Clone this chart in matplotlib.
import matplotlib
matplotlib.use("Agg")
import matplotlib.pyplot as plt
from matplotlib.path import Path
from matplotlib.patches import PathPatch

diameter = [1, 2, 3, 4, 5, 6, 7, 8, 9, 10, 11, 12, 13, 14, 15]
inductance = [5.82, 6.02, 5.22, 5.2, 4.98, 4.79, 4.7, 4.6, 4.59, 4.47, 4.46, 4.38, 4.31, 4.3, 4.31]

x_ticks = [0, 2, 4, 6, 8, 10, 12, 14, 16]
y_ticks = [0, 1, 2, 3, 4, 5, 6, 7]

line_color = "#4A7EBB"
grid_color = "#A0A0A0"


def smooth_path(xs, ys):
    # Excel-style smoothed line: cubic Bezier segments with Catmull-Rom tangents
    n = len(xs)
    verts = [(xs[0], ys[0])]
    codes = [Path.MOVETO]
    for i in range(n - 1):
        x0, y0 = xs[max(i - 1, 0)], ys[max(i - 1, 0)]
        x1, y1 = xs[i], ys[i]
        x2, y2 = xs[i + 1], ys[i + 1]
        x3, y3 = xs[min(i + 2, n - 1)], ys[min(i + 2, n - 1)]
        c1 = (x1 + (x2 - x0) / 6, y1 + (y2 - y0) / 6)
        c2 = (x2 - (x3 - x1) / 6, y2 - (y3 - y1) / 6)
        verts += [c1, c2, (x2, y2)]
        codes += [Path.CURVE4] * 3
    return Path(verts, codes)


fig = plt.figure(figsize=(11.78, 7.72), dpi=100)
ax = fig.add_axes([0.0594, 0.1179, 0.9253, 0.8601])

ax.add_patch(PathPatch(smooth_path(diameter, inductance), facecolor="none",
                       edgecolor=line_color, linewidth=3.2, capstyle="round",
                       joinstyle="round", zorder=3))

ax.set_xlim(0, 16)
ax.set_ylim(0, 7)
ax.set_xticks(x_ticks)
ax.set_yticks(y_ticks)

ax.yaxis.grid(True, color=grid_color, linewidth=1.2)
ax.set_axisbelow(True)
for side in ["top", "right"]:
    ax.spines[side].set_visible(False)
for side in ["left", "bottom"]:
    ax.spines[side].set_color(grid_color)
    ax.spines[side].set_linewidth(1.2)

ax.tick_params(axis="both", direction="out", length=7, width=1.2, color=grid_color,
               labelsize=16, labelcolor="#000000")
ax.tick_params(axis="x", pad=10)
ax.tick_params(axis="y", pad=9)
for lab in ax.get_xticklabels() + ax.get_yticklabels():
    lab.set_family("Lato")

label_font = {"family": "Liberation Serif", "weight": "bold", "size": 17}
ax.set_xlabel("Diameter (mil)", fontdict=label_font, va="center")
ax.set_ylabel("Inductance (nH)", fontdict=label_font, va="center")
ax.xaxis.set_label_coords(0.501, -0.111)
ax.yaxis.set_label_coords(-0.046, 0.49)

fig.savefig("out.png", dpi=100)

TASK ->
Give again, word for word, the lines of the listing, starting at its first line and ending with the line containing "ax.spines[side].set_linewidth(1.2)".

RESPONSE FOR THIS EXERCISE ->
Clone this chart in matplotlib.
import matplotlib
matplotlib.use("Agg")
import matplotlib.pyplot as plt
from matplotlib.path import Path
from matplotlib.patches import PathPatch

diameter = [1, 2, 3, 4, 5, 6, 7, 8, 9, 10, 11, 12, 13, 14, 15]
inductance = [5.82, 6.02, 5.22, 5.2, 4.98, 4.79, 4.7, 4.6, 4.59, 4.47, 4.46, 4.38, 4.31, 4.3, 4.31]

x_ticks = [0, 2, 4, 6, 8, 10, 12, 14, 16]
y_ticks = [0, 1, 2, 3, 4, 5, 6, 7]

line_color = "#4A7EBB"
grid_color = "#A0A0A0"


def smooth_path(xs, ys):
    # Excel-style smoothed line: cubic Bezier segments with Catmull-Rom tangents
    n = len(xs)
    verts = [(xs[0], ys[0])]
    codes = [Path.MOVETO]
    for i in range(n - 1):
        x0, y0 = xs[max(i - 1, 0)], ys[max(i - 1, 0)]
        x1, y1 = xs[i], ys[i]
        x2, y2 = xs[i + 1], ys[i + 1]
        x3, y3 = xs[min(i + 2, n - 1)], ys[min(i + 2, n - 1)]
        c1 = (x1 + (x2 - x0) / 6, y1 + (y2 - y0) / 6)
        c2 = (x2 - (x3 - x1) / 6, y2 - (y3 - y1) / 6)
        verts += [c1, c2, (x2, y2)]
        codes += [Path.CURVE4] * 3
    return Path(verts, codes)


fig = plt.figure(figsize=(11.78, 7.72), dpi=100)
ax = fig.add_axes([0.0594, 0.1179, 0.9253, 0.8601])

ax.add_patch(PathPatch(smooth_path(diameter, inductance), facecolor="none",
                       edgecolor=line_color, linewidth=3.2, capstyle="round",
                       joinstyle="round", zorder=3))

ax.set_xlim(0, 16)
ax.set_ylim(0, 7)
ax.set_xticks(x_ticks)
ax.set_yticks(y_ticks)

ax.yaxis.grid(True, color=grid_color, linewidth=1.2)
ax.set_axisbelow(True)
for side in ["top", "right"]:
    ax.spines[side].set_visible(False)
for side in ["left", "bottom"]:
    ax.spines[side].set_color(grid_color)
    ax.spines[side].set_linewidth(1.2)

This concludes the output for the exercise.